Amaney Jamal, a Princeton University political scientist who was special adviser for the project, said Muslims in poor and repressive societies tended to identify sharia with basic Islamic values such as equality and social justice.
"In those societies, you tend to see significant support for sharia," she told journalists on a conference call. By contrast, Muslims who have lived under "narrow if not rigid" Islamic systems were less supportive of sharia as the official law.
POLITICS AND VIOLENCE
More than four-fifths of the 38,000 Muslims interviewed in 39 countries said non-Muslims in their countries could practice their faith freely and that this was good.
This view was strongest in South Asia, where 97 percent of Bangladeshis and 96 percent of Pakistanis agreed, while the lowest Middle Eastern result was 77 percent in Egypt.
The survey polled only Muslims and not minorities. In several Muslim countries, embattled Christian minorities say they cannot practice their faith freely and are subject to discrimination and physical attacks.

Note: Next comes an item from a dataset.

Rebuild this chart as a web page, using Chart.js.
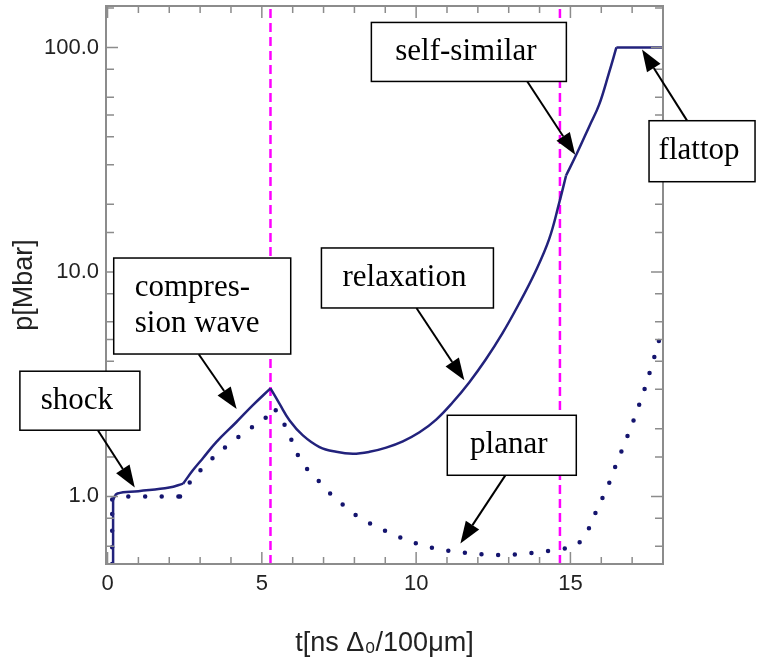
<!DOCTYPE html>
<html>
<head>
<meta charset="utf-8">
<script src="https://cdn.jsdelivr.net/npm/chart.js@4/dist/chart.umd.min.js"></script>
<style>
  html, body { margin: 0; padding: 0; background: #fff; }
</style>
</head>
<body>
<canvas id="chart" width="770" height="664"></canvas>
<script>
// spherical case (solid line)
const solidT = [0.18, 0.18, 0.32, 1.0, 2.0, 2.45, 2.77, 3.09, 3.53, 4.17, 4.71, 5.28,
  5.57, 5.90, 6.33, 6.87, 7.41, 7.95, 8.49, 9.03, 9.57, 10.11, 10.65, 11.18, 11.72,
  12.25, 12.79, 13.32, 13.86, 14.31, 14.64, 14.86, 15.2, 15.61, 15.93, 16.25, 16.49, 18.0];
const solidP = [0.5, 0.97, 1.03, 1.055, 1.095, 1.14, 1.31, 1.48, 1.75, 2.14, 2.55, 3.03,
  2.59, 2.18, 1.87, 1.66, 1.58, 1.55, 1.58, 1.65, 1.76, 1.93, 2.2, 2.62, 3.22,
  4.06, 5.31, 7.16, 10.0, 14.0, 20.4, 26.9, 33.5, 44.5, 55.6, 77.1, 100, 100];
// indices where the solid curve has a corner
const solidCorners = [1, 5, 11, 31, 36];

// planar case (dotted line)
const planarT = [0.15, 0.15, 0.3, 0.7, 1.2, 1.8, 2.35, 2.61, 3.33, 4.15, 4.58, 5.04, 5.45,
  5.71, 5.93, 6.3, 6.82, 7.17, 7.57, 7.98, 8.43, 8.92, 9.40, 9.89, 10.41, 10.94, 11.46,
  11.99, 12.51, 13.05, 13.58, 14.10, 14.66, 15.16, 15.50, 15.72, 15.93, 16.17, 16.36,
  16.56, 16.76, 16.96, 17.14, 17.4, 17.7, 17.95];
const planarP = [0.5, 0.97, 0.99, 1.0, 1.0, 1.0, 1.0, 1.13, 1.45, 1.80, 1.99, 2.20, 2.42,
  2.12, 1.82, 1.42, 1.18, 1.045, 0.933, 0.837, 0.768, 0.71, 0.663, 0.625, 0.596, 0.576, 0.564,
  0.555, 0.549, 0.549, 0.557, 0.567, 0.582, 0.604, 0.681, 0.789, 0.921, 1.07, 1.26,
  1.47, 1.73, 2.03, 2.37, 3.0, 4.1, 5.4];
const planarCorners = [1, 6, 12];

// vertical dashed markers
const markerTimes = [5.28, 14.66];

// axes
const xMin = -0.05, xMax = 18;
const yMin = 0.5, yMax = 153;
const xTickValues = [0, 5, 10, 15];
const yTickValues = [1, 10, 100];
const yMinorValues = [0.6, 0.8, 1.5, 2, 3, 4, 5, 6, 8, 15, 20, 30, 40, 50, 60, 80, 150];

// callout boxes: label anchor, arrow tail and tip in data units (t, p)
const callouts = [
  { lines: ['shock'], at: [-0.896, 2.669], w: 120, h: 59, tail: [-0.314, 1.971], tip: [0.883, 1.097] },
  { lines: ['compres-', 'sion wave'], at: [3.068, 7.05], w: 177, h: 96, tail: [2.955, 4.30], tip: [4.184, 2.45], left: true },
  { lines: ['relaxation'], at: [9.718, 9.40], w: 172, h: 60, tail: [10.01, 6.91], tip: [11.563, 3.29] },
  { lines: ['self-similar'], at: [11.709, 95.5], w: 195, h: 59, tail: [13.602, 70.5], tip: [15.155, 33.3] },
  { lines: ['flattop'], at: [19.265, 34.5], w: 106, h: 61, tail: [18.78, 47.2], tip: [17.32, 98.0] },
  { lines: ['planar'], at: [13.10, 1.69], w: 129, h: 60, tail: [12.89, 1.241], tip: [11.434, 0.617] }
];

// cut a series into smooth pieces that meet at the corner points
function pieces(xs, ys, corners) {
  const cuts = [0, ...corners, xs.length - 1];
  const out = [];
  for (let k = 0; k < cuts.length - 1; k++) {
    const seg = [];
    for (let i = cuts[k]; i <= cuts[k + 1]; i++) seg.push({ x: xs[i], y: ys[i] });
    out.push(seg);
  }
  return out;
}

const datasets = markerTimes.map(t => ({
  data: [{ x: t, y: yMin }, { x: t, y: yMax }],
  borderColor: '#ff00ff',
  borderWidth: 2.5,
  borderDash: [9, 5],
  pointRadius: 0,
  order: 3
}));
pieces(planarT, planarP, planarCorners).forEach(seg => datasets.push({
  data: seg,
  borderColor: '#14146e',
  borderWidth: 4.5,
  borderDash: [0, 16.7],
  borderCapStyle: 'round',
  tension: 0.4,
  pointRadius: 0,
  order: 2
}));
pieces(solidT, solidP, solidCorners).forEach(seg => datasets.push({
  data: seg,
  borderColor: '#22227c',
  borderWidth: 2.5,
  tension: 0.4,
  pointRadius: 0,
  order: 1
}));

// box frame with inward ticks on all four sides
const frame = {
  id: 'frame',
  afterDatasetsDraw(chart) {
    const { ctx, chartArea: a, scales: { x, y } } = chart;
    ctx.save();
    ctx.strokeStyle = '#8c8c8c';
    ctx.lineWidth = 2;
    ctx.strokeRect(a.left, a.top, a.right - a.left, a.bottom - a.top);
    ctx.lineWidth = 1.5;
    ctx.beginPath();
    for (let t = 0; t <= 18; t++) {
      const px = x.getPixelForValue(t);
      const len = t % 5 === 0 ? 12 : 7;
      ctx.moveTo(px, a.bottom); ctx.lineTo(px, a.bottom - len);
      ctx.moveTo(px, a.top); ctx.lineTo(px, a.top + len);
    }
    yTickValues.concat(yMinorValues).forEach(v => {
      const py = y.getPixelForValue(v);
      const len = yTickValues.includes(v) ? 12 : 8;
      ctx.moveTo(a.left, py); ctx.lineTo(a.left + len, py);
      ctx.moveTo(a.right, py); ctx.lineTo(a.right - len, py);
    });
    ctx.stroke();
    ctx.restore();
  }
};

const labels = {
  id: 'callouts',
  afterDraw(chart) {
    const { ctx, scales: { x, y } } = chart;
    const px = p => [x.getPixelForValue(p[0]), y.getPixelForValue(p[1])];
    ctx.save();
    callouts.forEach(c => {
      const [cx, cy] = px(c.at);
      const [sx, sy] = px(c.tail);
      const [ex, ey] = px(c.tip);
      // arrow
      const ang = Math.atan2(ey - sy, ex - sx);
      const head = 22, half = 8;
      const bx = ex - head * Math.cos(ang), by = ey - head * Math.sin(ang);
      ctx.strokeStyle = '#000';
      ctx.lineWidth = 2;
      ctx.beginPath();
      ctx.moveTo(sx, sy); ctx.lineTo(bx, by);
      ctx.stroke();
      ctx.fillStyle = '#000';
      ctx.beginPath();
      ctx.moveTo(ex, ey);
      ctx.lineTo(bx + half * Math.sin(ang), by - half * Math.cos(ang));
      ctx.lineTo(bx - half * Math.sin(ang), by + half * Math.cos(ang));
      ctx.closePath();
      ctx.fill();
      // box
      ctx.fillStyle = '#fff';
      ctx.fillRect(cx - c.w / 2, cy - c.h / 2, c.w, c.h);
      ctx.lineWidth = 1.5;
      ctx.strokeRect(cx - c.w / 2, cy - c.h / 2, c.w, c.h);
      // text
      ctx.fillStyle = '#000';
      ctx.font = '31px "Liberation Serif", "Times New Roman", serif';
      ctx.textBaseline = 'middle';
      const lh = 36;
      c.lines.forEach((s, i) => {
        const ty = cy + (i - (c.lines.length - 1) / 2) * lh;
        if (c.left) {
          ctx.textAlign = 'left';
          ctx.fillText(s, cx - c.w / 2 + 21, ty);
        } else {
          ctx.textAlign = 'center';
          ctx.fillText(s, cx - 3, ty);
        }
      });
    });
    ctx.restore();
  }
};

const sans = '"Liberation Sans", Arial, Helvetica, sans-serif';

new Chart(document.getElementById('chart'), {
  type: 'line',
  data: { datasets },
  options: {
    responsive: false,
    animation: false,
    layout: { padding: { left: 0, right: 107, top: 6, bottom: 0 } },
    plugins: { legend: { display: false }, tooltip: { enabled: false } },
    scales: {
      x: {
        type: 'linear',
        min: xMin,
        max: xMax,
        grid: { display: false, drawTicks: false },
        border: { display: false },
        afterBuildTicks: s => { s.ticks = xTickValues.map(v => ({ value: v })); },
        afterFit: s => { s.height = 100; s.paddingLeft = 0; s.paddingRight = 0; },
        ticks: {
          padding: 7,
          maxRotation: 0,
          color: '#222',
          font: { family: sans, size: 22 },
          callback: v => String(v)
        },
        title: {
          display: true,
          text: 't[ns Δ₀/100μm]',
          color: '#222',
          font: { family: sans, size: 27 },
          padding: { top: 0, bottom: 4 }
        }
      },
      y: {
        type: 'logarithmic',
        min: yMin,
        max: yMax,
        grid: { display: false, drawTicks: false },
        border: { display: false },
        afterBuildTicks: s => { s.ticks = yTickValues.map(v => ({ value: v })); },
        afterFit: s => { s.width = 106; s.paddingTop = 0; s.paddingBottom = 0; },
        ticks: {
          padding: 7,
          color: '#222',
          font: { family: sans, size: 22 },
          callback: v => Number(v).toFixed(1)
        },
        title: {
          display: true,
          text: 'p[Mbar]',
          color: '#222',
          font: { family: sans, size: 27 },
          padding: { top: 8, bottom: 0 }
        }
      }
    }
  },
  plugins: [frame, labels]
});
</script>
</body>
</html>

The survey produced mixed results on questions relating to the relationship between politics and Islam.
Democracy wins slight majorities in key Middle Eastern states - 54 percent in Iraq, 55 percent in Egypt - and falls to 29 percent in Pakistan. By contrast, it stands at 81 percent in Lebanon, 75 percent in Tunisia and 70 percent in Bangladesh.
In most countries surveyed, Muslims were more worried about Islamist militancy than any other form of religious violence.
SEX AND VEILS
Views on whether women should decide themselves if they should wear a headscarf vary greatly, from 89 percent in Tunisia and 79 percent in Indonesia saying yes and 45 percent in Iraq and 30 percent in Afghanistan saying no.
Majorities from 74 percent in Lebanon to 96 percent in Malaysia said wives should always obey their husbands.
Only a minority saw Sunni-Shi'ite tensions as a very big problem, ranging from 38 percent in Lebanon and 34 percent in Pakistan to 23 percent in Iraq and 14 percent in Turkey.
Conflict with other religions loomed larger, with 68 percent in Lebanon saying it was a big problem, 65 percent in Tunisia, 60 percent in Nigeria and 57 percent in Pakistan.
A section of the survey on U.S. Muslims noted they "sometimes more closely resemble other Americans than they do Muslims around the world". Only about half say their closest friends are Muslim, compared to 95 percent of Muslims globally.